**Work required**
Write out each line that follows exactly as it stands, without the pictures.

# Start of Provided data

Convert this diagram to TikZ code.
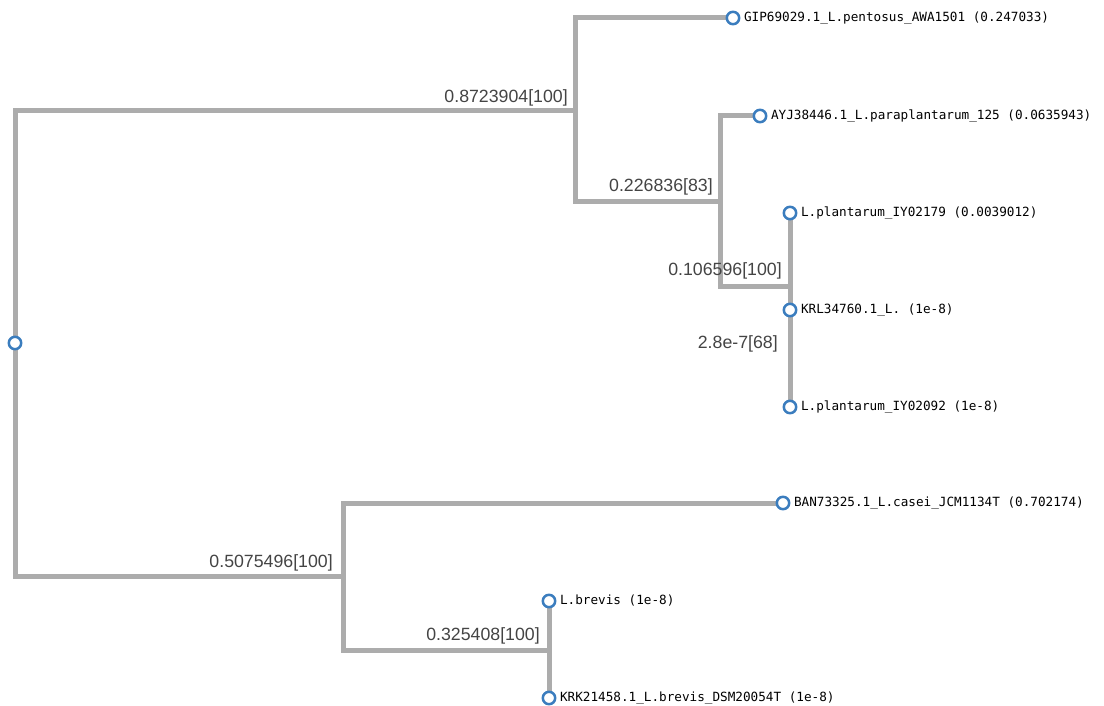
\documentclass[tikz,border=0pt]{standalone}
\usepackage{fontspec}
\setmainfont{Liberation Sans}
\newfontfamily\leaffont{DejaVu Sans Mono}
\usetikzlibrary{backgrounds}

\begin{document}
\begin{tikzpicture}[x=0.75pt,y=0.75pt,yscale=-1,
  tip/.style={circle,draw={rgb, 255:red, 59; green, 125; blue, 190 },line width=1.9pt,fill=white,minimum size=9.3pt,inner sep=0pt},
  branch/.style={draw={rgb, 255:red, 172; green, 172; blue, 172 },line width=3.75pt},
  taxon/.style={font=\leaffont\fontsize{9.5}{11}\selectfont,inner sep=0pt,label distance=2.5pt},
  support/.style={font=\fontsize{13.3}{15}\selectfont,text={rgb, 255:red, 68; green, 68; blue, 68 },inner sep=0pt,anchor=base east}]
\useasboundingbox (0,0) rectangle (1104,706);

%Shape: Circle root
\node [tip] (root) at (15,343) {};
%Shape: Circle leaves
\node [tip,label={[taxon]right:GIP69029.1\_L.pentosus\_AWA1501 (0.247033)}] (gip) at (733,18) {};
\node [tip,label={[taxon]right:AYJ38446.1\_L.paraplantarum\_125 (0.0635943)}] (ayj) at (760,116) {};
\node [tip,label={[taxon]right:L.plantarum\_IY02179 (0.0039012)}] (pla) at (790,213) {};
\node [tip,label={[taxon]right:KRL34760.1\_L. (1e-8)}] (krl) at (790,310) {};
\node [tip,label={[taxon]right:L.plantarum\_IY02092 (1e-8)}] (plb) at (790,407) {};
\node [tip,label={[taxon]right:BAN73325.1\_L.casei\_JCM1134T (0.702174)}] (ban) at (783,503) {};
\node [tip,label={[taxon]right:L.brevis (1e-8)}] (brv) at (549,601) {};
\node [tip,label={[taxon]right:KRK21458.1\_L.brevis\_DSM20054T (1e-8)}] (krk) at (549,698) {};

%Inner splits
\coordinate (na) at (575,111);
\coordinate (nb) at (720,202);
\coordinate (nc) at (790,287);
\coordinate (nd) at (343,576);
\coordinate (ne) at (549,650);

%Straight Lines
\begin{pgfonlayer}{background}
\draw [branch] (root) |- (na);
\draw [branch] (na) |- (gip);
\draw [branch] (na) |- (nb);
\draw [branch] (nb) |- (ayj);
\draw [branch] (nb) |- (nc);
\draw [branch] (pla) -- (plb);
\draw [branch] (root) |- (nd);
\draw [branch] (nd) |- (ban);
\draw [branch] (nd) |- (ne);
\draw [branch] (brv) -- (krk);
\end{pgfonlayer}

% Text Node
\node [support] (sa) at (568,103) {0.8723904[100]};
% Text Node
\node [support] (sb) at (713,192) {0.226836[83]};
% Text Node
\node [support] (sc) at (782,276) {0.106596[100]};
% Text Node
\node [support] (sd) at (778,349) {2.8e-7[68]};
% Text Node
\node [support] (se) at (333,567) {0.5075496[100]};
% Text Node
\node [support] (sf) at (540,640) {0.325408[100]};

\end{tikzpicture}
\end{document}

# End of Provided data

**Worked solution**
Convert this diagram to TikZ code.
\documentclass[tikz,border=0pt]{standalone}
\usepackage{fontspec}
\setmainfont{Liberation Sans}
\newfontfamily\leaffont{DejaVu Sans Mono}
\usetikzlibrary{backgrounds}

\begin{document}
\begin{tikzpicture}[x=0.75pt,y=0.75pt,yscale=-1,
  tip/.style={circle,draw={rgb, 255:red, 59; green, 125; blue, 190 },line width=1.9pt,fill=white,minimum size=9.3pt,inner sep=0pt},
  branch/.style={draw={rgb, 255:red, 172; green, 172; blue, 172 },line width=3.75pt},
  taxon/.style={font=\leaffont\fontsize{9.5}{11}\selectfont,inner sep=0pt,label distance=2.5pt},
  support/.style={font=\fontsize{13.3}{15}\selectfont,text={rgb, 255:red, 68; green, 68; blue, 68 },inner sep=0pt,anchor=base east}]
\useasboundingbox (0,0) rectangle (1104,706);

%Shape: Circle root
\node [tip] (root) at (15,343) {};
%Shape: Circle leaves
\node [tip,label={[taxon]right:GIP69029.1\_L.pentosus\_AWA1501 (0.247033)}] (gip) at (733,18) {};
\node [tip,label={[taxon]right:AYJ38446.1\_L.paraplantarum\_125 (0.0635943)}] (ayj) at (760,116) {};
\node [tip,label={[taxon]right:L.plantarum\_IY02179 (0.0039012)}] (pla) at (790,213) {};
\node [tip,label={[taxon]right:KRL34760.1\_L. (1e-8)}] (krl) at (790,310) {};
\node [tip,label={[taxon]right:L.plantarum\_IY02092 (1e-8)}] (plb) at (790,407) {};
\node [tip,label={[taxon]right:BAN73325.1\_L.casei\_JCM1134T (0.702174)}] (ban) at (783,503) {};
\node [tip,label={[taxon]right:L.brevis (1e-8)}] (brv) at (549,601) {};
\node [tip,label={[taxon]right:KRK21458.1\_L.brevis\_DSM20054T (1e-8)}] (krk) at (549,698) {};

%Inner splits
\coordinate (na) at (575,111);
\coordinate (nb) at (720,202);
\coordinate (nc) at (790,287);
\coordinate (nd) at (343,576);
\coordinate (ne) at (549,650);

%Straight Lines
\begin{pgfonlayer}{background}
\draw [branch] (root) |- (na);
\draw [branch] (na) |- (gip);
\draw [branch] (na) |- (nb);
\draw [branch] (nb) |- (ayj);
\draw [branch] (nb) |- (nc);
\draw [branch] (pla) -- (plb);
\draw [branch] (root) |- (nd);
\draw [branch] (nd) |- (ban);
\draw [branch] (nd) |- (ne);
\draw [branch] (brv) -- (krk);
\end{pgfonlayer}

% Text Node
\node [support] (sa) at (568,103) {0.8723904[100]};
% Text Node
\node [support] (sb) at (713,192) {0.226836[83]};
% Text Node
\node [support] (sc) at (782,276) {0.106596[100]};
% Text Node
\node [support] (sd) at (778,349) {2.8e-7[68]};
% Text Node
\node [support] (se) at (333,567) {0.5075496[100]};
% Text Node
\node [support] (sf) at (540,640) {0.325408[100]};

\end{tikzpicture}
\end{document}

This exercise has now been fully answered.